▶ [To do]: Word for word, give the material below again, minus any images.

▶ [Dataset excerpt]:
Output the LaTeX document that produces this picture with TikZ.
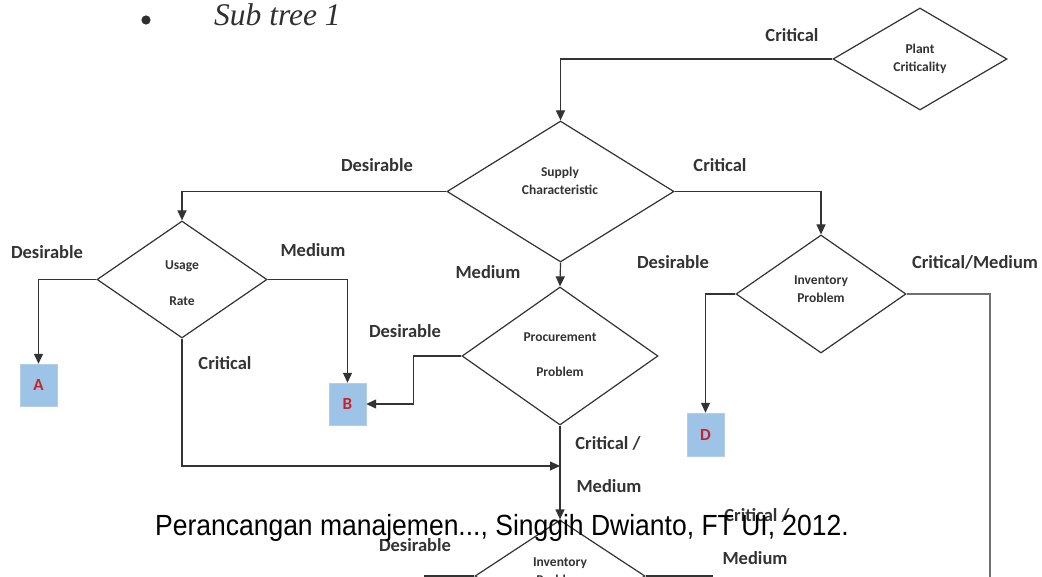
\documentclass[tikz,border=0pt]{standalone}
\usepackage{fontspec}
\setmainfont{Carlito}
\newfontfamily\serifit{Liberation Serif}
\newfontfamily\footfont{Liberation Sans}
\usetikzlibrary{shapes.geometric,arrows.meta}
\definecolor{ink}{HTML}{333333}
\definecolor{leaf}{HTML}{9DC3E6}
\definecolor{leaftext}{HTML}{C8232C}
\tikzset{
  decision/.style={diamond, draw=ink, line width=1.2pt, inner sep=0pt, fill=white},
  dtext/.style={font=\fontsize{13.5}{18}\selectfont\bfseries, text=ink, align=center},
  leafbox/.style={rectangle, fill=leaf, draw=leaf!80!white, minimum width=37pt, minimum height=42pt,
                  inner sep=0pt, font=\fontsize{17}{17}\selectfont\bfseries, text=leaftext},
  branch/.style={font=\fontsize{18.5}{20}\selectfont\bfseries, text=ink},
  conn/.style={draw=ink, line width=1.2pt},
  arr/.style={conn, -{Triangle[length=10pt,width=9pt]}},
}
\begin{document}
\begin{tikzpicture}[x=1pt,y=-1pt]
\useasboundingbox[fill=white] (0,0) rectangle (1042,577);

% heading
\fill[ink!95!black] (146,20) coordinate (bul) circle (4.6pt);
\node[anchor=base west, inner sep=0pt, font=\serifit\itshape\fontsize{31.5}{31.5}\selectfont, text=ink!95!black]
  (title) at (214,26) {Sub tree 1};

% decision nodes
\node[decision, minimum width=174pt, minimum height=102pt] (pc) at (920,59) {};
\node[decision, minimum width=227pt, minimum height=141pt] (sc) at (560.5,191.5) {};
\node[decision, minimum width=170pt, minimum height=117pt] (ur) at (182,279.5) {};
\node[decision, minimum width=196pt, minimum height=138pt] (pp) at (560,356) {};
\node[decision, minimum width=170pt, minimum height=118pt] (ip) at (821,294) {};
\node[decision, minimum width=170pt, minimum height=112pt] (iq) at (560,576) {};

% texts inside the decisions
\node[dtext] (pct) at (920,59) {Plant\\Criticality};
\node[dtext] (sct) at (560,181) {Supply\\Characteristic};
\node[dtext] (urt1) at (182,266) {Usage};
\node[dtext] (urt2) at (182,301) {Rate};
\node[dtext] (ppt1) at (560,337) {Procurement};
\node[dtext] (ppt2) at (560,372) {Problem};
\node[dtext] (ipt) at (821,289) {Inventory\\Problem};
\node[dtext] (iqt) at (560,571) {Inventory\\Problem};

% result boxes
\node[leafbox] (A) at (38.5,385) {A};
\node[leafbox] (B) at (347.5,404) {B};
\node[leafbox, minimum height=43pt] (D) at (705.5,434.5) {D};

% free ends
\coordinate (join) at (560,466);
\coordinate (rdown) at (990,580);

% connectors
\draw[arr] (pc.west) -| (sc.north);
\draw[arr] (sc.west) -| (ur.north);
\draw[arr] (sc.east) -| (ip.north);
\draw[arr] (sc.south) -- (pp.north);
\draw[arr] (ur.west) -| (A.north);
\draw[arr] (ur.east) -| (B.north);
\draw[arr] (pp.west) -- ++(-48,0) |- (B.east);
\draw[arr] (ur.south) |- (join);
\draw[arr] (pp.south) -- (iq.north);
\draw[arr] (ip.west) -| (D.north);
\draw[conn, draw=ink!70] (ip.east) -| (rdown);
\draw[conn] (iq.west) -- ++(-50,0);
\draw[conn] (iq.east) -- ++(67,0);

% branch labels
\node[branch] (l1) at (792,35) {Critical};
\node[branch] (l2) at (377,165) {Desirable};
\node[branch] (l3) at (720,165) {Critical};
\node[branch] (l4) at (47,252) {Desirable};
\node[branch] (l5) at (313,250) {Medium};
\node[branch] (l6) at (488,272) {Medium};
\node[branch] (l7) at (673,262) {Desirable};
\node[branch] (l8) at (975,262) {Critical/Medium};
\node[branch] (l9) at (405,331) {Desirable};
\node[branch] (l10) at (225,363) {Critical};
\node[branch] (l11) at (608,443) {Critical /};
\node[branch] (l12) at (609,486) {Medium};
\node[branch] (l13) at (415,545) {Desirable};
\node[branch] (l14) at (757,515) {Critical /};
\node[branch] (l15) at (755,558) {Medium};

% caption line
\node[anchor=base, inner sep=0pt, font=\footfont\fontsize{26.5}{26.5}\selectfont, text=black]
  (foot) at (502,535) {\scalebox{1}[1.1]{Perancangan manajemen..., Singgih Dwianto, FT UI, 2012.}};
\end{tikzpicture}
\end{document}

▶ [Reply to the exercise]:
Output the LaTeX document that produces this picture with TikZ.
\documentclass[tikz,border=0pt]{standalone}
\usepackage{fontspec}
\setmainfont{Carlito}
\newfontfamily\serifit{Liberation Serif}
\newfontfamily\footfont{Liberation Sans}
\usetikzlibrary{shapes.geometric,arrows.meta}
\definecolor{ink}{HTML}{333333}
\definecolor{leaf}{HTML}{9DC3E6}
\definecolor{leaftext}{HTML}{C8232C}
\tikzset{
  decision/.style={diamond, draw=ink, line width=1.2pt, inner sep=0pt, fill=white},
  dtext/.style={font=\fontsize{13.5}{18}\selectfont\bfseries, text=ink, align=center},
  leafbox/.style={rectangle, fill=leaf, draw=leaf!80!white, minimum width=37pt, minimum height=42pt,
                  inner sep=0pt, font=\fontsize{17}{17}\selectfont\bfseries, text=leaftext},
  branch/.style={font=\fontsize{18.5}{20}\selectfont\bfseries, text=ink},
  conn/.style={draw=ink, line width=1.2pt},
  arr/.style={conn, -{Triangle[length=10pt,width=9pt]}},
}
\begin{document}
\begin{tikzpicture}[x=1pt,y=-1pt]
\useasboundingbox[fill=white] (0,0) rectangle (1042,577);

% heading
\fill[ink!95!black] (146,20) coordinate (bul) circle (4.6pt);
\node[anchor=base west, inner sep=0pt, font=\serifit\itshape\fontsize{31.5}{31.5}\selectfont, text=ink!95!black]
  (title) at (214,26) {Sub tree 1};

% decision nodes
\node[decision, minimum width=174pt, minimum height=102pt] (pc) at (920,59) {};
\node[decision, minimum width=227pt, minimum height=141pt] (sc) at (560.5,191.5) {};
\node[decision, minimum width=170pt, minimum height=117pt] (ur) at (182,279.5) {};
\node[decision, minimum width=196pt, minimum height=138pt] (pp) at (560,356) {};
\node[decision, minimum width=170pt, minimum height=118pt] (ip) at (821,294) {};
\node[decision, minimum width=170pt, minimum height=112pt] (iq) at (560,576) {};

% texts inside the decisions
\node[dtext] (pct) at (920,59) {Plant\\Criticality};
\node[dtext] (sct) at (560,181) {Supply\\Characteristic};
\node[dtext] (urt1) at (182,266) {Usage};
\node[dtext] (urt2) at (182,301) {Rate};
\node[dtext] (ppt1) at (560,337) {Procurement};
\node[dtext] (ppt2) at (560,372) {Problem};
\node[dtext] (ipt) at (821,289) {Inventory\\Problem};
\node[dtext] (iqt) at (560,571) {Inventory\\Problem};

% result boxes
\node[leafbox] (A) at (38.5,385) {A};
\node[leafbox] (B) at (347.5,404) {B};
\node[leafbox, minimum height=43pt] (D) at (705.5,434.5) {D};

% free ends
\coordinate (join) at (560,466);
\coordinate (rdown) at (990,580);

% connectors
\draw[arr] (pc.west) -| (sc.north);
\draw[arr] (sc.west) -| (ur.north);
\draw[arr] (sc.east) -| (ip.north);
\draw[arr] (sc.south) -- (pp.north);
\draw[arr] (ur.west) -| (A.north);
\draw[arr] (ur.east) -| (B.north);
\draw[arr] (pp.west) -- ++(-48,0) |- (B.east);
\draw[arr] (ur.south) |- (join);
\draw[arr] (pp.south) -- (iq.north);
\draw[arr] (ip.west) -| (D.north);
\draw[conn, draw=ink!70] (ip.east) -| (rdown);
\draw[conn] (iq.west) -- ++(-50,0);
\draw[conn] (iq.east) -- ++(67,0);

% branch labels
\node[branch] (l1) at (792,35) {Critical};
\node[branch] (l2) at (377,165) {Desirable};
\node[branch] (l3) at (720,165) {Critical};
\node[branch] (l4) at (47,252) {Desirable};
\node[branch] (l5) at (313,250) {Medium};
\node[branch] (l6) at (488,272) {Medium};
\node[branch] (l7) at (673,262) {Desirable};
\node[branch] (l8) at (975,262) {Critical/Medium};
\node[branch] (l9) at (405,331) {Desirable};
\node[branch] (l10) at (225,363) {Critical};
\node[branch] (l11) at (608,443) {Critical /};
\node[branch] (l12) at (609,486) {Medium};
\node[branch] (l13) at (415,545) {Desirable};
\node[branch] (l14) at (757,515) {Critical /};
\node[branch] (l15) at (755,558) {Medium};

% caption line
\node[anchor=base, inner sep=0pt, font=\footfont\fontsize{26.5}{26.5}\selectfont, text=black]
  (foot) at (502,535) {\scalebox{1}[1.1]{Perancangan manajemen..., Singgih Dwianto, FT UI, 2012.}};
\end{tikzpicture}
\end{document}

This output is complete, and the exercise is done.